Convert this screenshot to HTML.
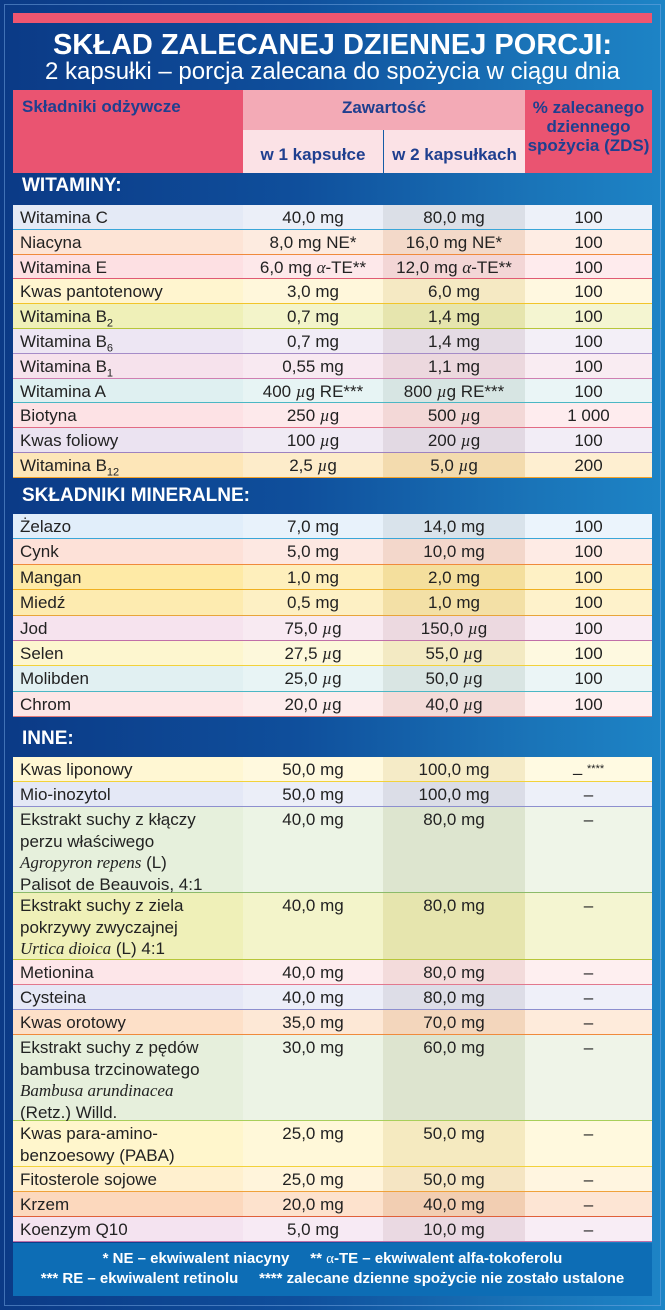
<!DOCTYPE html>
<html><head><meta charset="utf-8">
<style>
*{margin:0;padding:0;box-sizing:border-box}
body{width:665px;height:1310px;overflow:hidden;font-family:"Liberation Sans Narrow","Liberation Sans",sans-serif;}
#bg{position:absolute;left:0;top:0;width:665px;height:1310px;background:linear-gradient(90deg,#0b3a86 0%,#0f4f9c 45%,#1a74b8 80%,#1d84c6 100%);}
#frame{position:absolute;left:4px;top:4px;width:657px;height:1302px;border:1px solid rgba(120,170,230,.5)}
.abs{position:absolute}
.row{position:absolute;left:13px;width:639px;font-size:17px;color:#222;}
.c{position:absolute;top:0;bottom:0;padding-top:2px;line-height:21.5px}
.c0{left:0;width:230px;padding-left:7px}
.c1{left:230px;width:140px;text-align:center}
.c2{left:370px;width:142px;text-align:center;background:rgba(110,90,40,.07)}
.c3{left:512px;width:127px;text-align:center;background:rgba(255,255,255,.35)}
.c1{background:rgba(255,255,255,.25)}
.sec{position:absolute;left:22px;color:#fff;font-weight:bold;font-size:19px;}
i.l{font-family:"Liberation Serif",serif;font-style:italic}
.hd{position:absolute;color:#1f3f8f;font-weight:bold;font-size:17px;text-align:center;line-height:19px}
</style></head>
<body>
<div id="bg"></div>
<div id="frame"></div>
<div class="abs" style="left:13px;top:13px;width:639px;height:10px;background:#ee5670"></div>
<div class="abs" style="left:0;top:29px;width:665px;text-align:center;color:#fff;font-weight:bold;font-size:29px;line-height:32px">SKŁAD ZALECANEJ DZIENNEJ PORCJI:</div>
<div class="abs" style="left:0;top:58px;width:665px;text-align:center;color:#fff;font-size:24px;line-height:28px">2 kapsułki – porcja zalecana do spożycia w ciągu dnia</div>

<div class="abs" style="left:13px;top:90px;width:230px;height:83px;background:#ea5471"></div>
<div class="hd" style="left:22px;top:97px;text-align:left">Składniki odżywcze</div>
<div class="abs" style="left:243px;top:90px;width:282px;height:40px;background:#f3aab6"></div>
<div class="hd" style="left:243px;top:98px;width:282px">Zawartość</div>
<div class="abs" style="left:243px;top:130px;width:140px;height:43px;background:#fbe2e6"></div>
<div class="abs" style="left:384px;top:130px;width:141px;height:43px;background:#fbe2e6"></div>
<div class="hd" style="left:243px;top:145px;width:140px">w 1 kapsułce</div>
<div class="hd" style="left:384px;top:145px;width:141px">w 2 kapsułkach</div>
<div class="abs" style="left:525px;top:90px;width:127px;height:83px;background:#ea5471"></div>
<div class="hd" style="left:525px;top:98px;width:127px">% zalecanego dziennego spożycia (ZDS)</div>

<div class="sec" style="top:175px">WITAMINY:</div>
<div class="sec" style="top:485px">SKŁADNIKI MINERALNE:</div>
<div class="sec" style="top:728px">INNE:</div>

<div id="rows"></div>

<div class="abs" style="left:13px;top:1243px;width:639px;height:53px;background:#0d6db5"></div>
<div class="abs" style="left:13px;top:1249px;width:639px;text-align:center;color:#fff;font-weight:bold;font-size:15px;line-height:20px">* NE – ekwiwalent niacyny &nbsp;&nbsp;&nbsp; ** <span style="font-family:'Liberation Serif',serif;font-weight:normal">α</span>-TE – ekwiwalent alfa-tokoferolu</div>
<div class="abs" style="left:13px;top:1269px;width:639px;text-align:center;color:#fff;font-weight:bold;font-size:15px;line-height:20px">*** RE – ekwiwalent retinolu &nbsp;&nbsp;&nbsp; **** zalecane dzienne spożycie nie zostało ustalone</div>

<script>
var mu='<i class="l">µ</i>g';
var names=['Witamina C','Niacyna','Witamina E','Kwas pantotenowy','Witamina B<sub style="font-size:11px">2</sub>','Witamina B<sub style="font-size:11px">6</sub>','Witamina B<sub style="font-size:11px">1</sub>','Witamina A','Biotyna','Kwas foliowy','Witamina B<sub style="font-size:11px">12</sub>',
'Żelazo','Cynk','Mangan','Miedź','Jod','Selen','Molibden','Chrom',
'Kwas liponowy','Mio-inozytol','Ekstrakt suchy z kłączy<br>perzu właściwego<br><i class="l">Agropyron repens</i> (L)<br>Palisot de Beauvois, 4:1','Ekstrakt suchy z ziela<br>pokrzywy zwyczajnej<br><i class="l">Urtica dioica</i> (L) 4:1','Metionina','Cysteina','Kwas orotowy','Ekstrakt suchy z pędów<br>bambusa trzcinowatego<br><i class="l">Bambusa arundinacea</i><br>(Retz.) Willd.','Kwas para-amino-<br>benzoesowy (PABA)','Fitosterole sojowe','Krzem','Koenzym Q10'];
var per1=['40,0 mg','8,0 mg NE*','6,0 mg <i class="l">α</i>-TE**','3,0 mg','0,7 mg','0,7 mg','0,55 mg','400 '+mu+' RE***','250 '+mu,'100 '+mu,'2,5 '+mu,
'7,0 mg','5,0 mg','1,0 mg','0,5 mg','75,0 '+mu,'27,5 '+mu,'25,0 '+mu,'20,0 '+mu,
'50,0 mg','50,0 mg','40,0 mg','40,0 mg','40,0 mg','40,0 mg','35,0 mg','30,0 mg','25,0 mg','25,0 mg','20,0 mg','5,0 mg'];
var per2=['80,0 mg','16,0 mg NE*','12,0 mg <i class="l">α</i>-TE**','6,0 mg','1,4 mg','1,4 mg','1,1 mg','800 '+mu+' RE***','500 '+mu,'200 '+mu,'5,0 '+mu,
'14,0 mg','10,0 mg','2,0 mg','1,0 mg','150,0 '+mu,'55,0 '+mu,'50,0 '+mu,'40,0 '+mu,
'100,0 mg','100,0 mg','80,0 mg','80,0 mg','80,0 mg','80,0 mg','70,0 mg','60,0 mg','50,0 mg','50,0 mg','40,0 mg','10,0 mg'];
var zds=['100','100','100','100','100','100','100','100','1 000','100','200',
'100','100','100','100','100','100','100','100',
'– <sup style="font-size:11px">****</sup>','–','–','–','–','–','–','–','–','–','–','–'];
var lines=[1,1,1,1,1,1,1,1,1,1,1, 1,1,1,1,1,1,1,1, 1,1,4,3,1,1,1,4,2,1,1,1];
var bgs=['#e4eaf6','#fde4d6','#fde0e3','#fff5cf','#eff0b8','#ede6f3','#f6e2ec','#dff0f1','#fde2e5','#ebe3f1','#fde6b8',
'#e1eefa','#fde1d8','#feeaa6','#fdebb0','#f6e3ee','#fdf6cf','#e1f0f2','#fde6e6',
'#fff7d3','#e4e8f6','#e6f0dc','#eff0b8','#fde6e9','#e6e8f6','#fde0c8','#e6efdc','#fff6cc','#fff0cf','#fcd8bd','#f4e3f0'];
var lc=['#3aa6d8','#f08a3c','#e05a74','#f2c52a','#b7c63a','#a58cc8','#cf7fb2','#4bb7c4','#e26b84','#9d82c0','#f2a22a',
'#3aa6d8','#f08a3c','#f0b020','#e8a53a','#c06fa8','#f2d23a','#4bb7c4','#e07a7a',
'#f2d23a','#8d8fcf','#8cbb6a','#b7c63a','#e2788e','#8d8fcf','#f08a3c','#a8cf5a','#f2d23a','#f0a23a','#e0603a','#c06fa8'];
var starts={0:205,11:514,19:757};
var rh1=[24.8,24.8,24.8,24.8,24.8,24.8,24.8,24.8,24.8,24.8,24.8, 25.4,25.4,25.4,25.4,25.4,25.4,25.4,25.4];
var host=document.getElementById('rows');
var y=0;
for(var i=0;i<names.length;i++){
  if(starts[i]!==undefined) y=starts[i];
  var h=i<19?rh1[i]:(lines[i]==1?25:lines[i]==4?86:lines[i]==3?67:46);
  var r=document.createElement('div');
  
  
  r.className='row';
  r.style.top=y+'px';r.style.height=h+'px';
  r.style.background=bgs[i];
  r.style.borderBottom='1.5px solid '+lc[i];
  var vals=[names[i],per1[i],per2[i],zds[i]];
  var cn=['name','per-1-capsule','per-2-capsules','zds'];
  for(var k=0;k<4;k++){
    var c=document.createElement('div');
    
    
    c.className='c c'+k;
    c.innerHTML=vals[k];
    r.appendChild(c);
  }
  host.appendChild(r);
  y+=h;
}
</script>
</body></html>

- **What you are asked to do**
Transcribe exactly, with no pictures, the lines running from the first line of the material through the line holding "w ciągu dnia</div>".

- **Answer to the exercise**
Convert this screenshot to HTML.
<!DOCTYPE html>
<html><head><meta charset="utf-8">
<style>
*{margin:0;padding:0;box-sizing:border-box}
body{width:665px;height:1310px;overflow:hidden;font-family:"Liberation Sans Narrow","Liberation Sans",sans-serif;}
#bg{position:absolute;left:0;top:0;width:665px;height:1310px;background:linear-gradient(90deg,#0b3a86 0%,#0f4f9c 45%,#1a74b8 80%,#1d84c6 100%);}
#frame{position:absolute;left:4px;top:4px;width:657px;height:1302px;border:1px solid rgba(120,170,230,.5)}
.abs{position:absolute}
.row{position:absolute;left:13px;width:639px;font-size:17px;color:#222;}
.c{position:absolute;top:0;bottom:0;padding-top:2px;line-height:21.5px}
.c0{left:0;width:230px;padding-left:7px}
.c1{left:230px;width:140px;text-align:center}
.c2{left:370px;width:142px;text-align:center;background:rgba(110,90,40,.07)}
.c3{left:512px;width:127px;text-align:center;background:rgba(255,255,255,.35)}
.c1{background:rgba(255,255,255,.25)}
.sec{position:absolute;left:22px;color:#fff;font-weight:bold;font-size:19px;}
i.l{font-family:"Liberation Serif",serif;font-style:italic}
.hd{position:absolute;color:#1f3f8f;font-weight:bold;font-size:17px;text-align:center;line-height:19px}
</style></head>
<body>
<div id="bg"></div>
<div id="frame"></div>
<div class="abs" style="left:13px;top:13px;width:639px;height:10px;background:#ee5670"></div>
<div class="abs" style="left:0;top:29px;width:665px;text-align:center;color:#fff;font-weight:bold;font-size:29px;line-height:32px">SKŁAD ZALECANEJ DZIENNEJ PORCJI:</div>
<div class="abs" style="left:0;top:58px;width:665px;text-align:center;color:#fff;font-size:24px;line-height:28px">2 kapsułki – porcja zalecana do spożycia w ciągu dnia</div>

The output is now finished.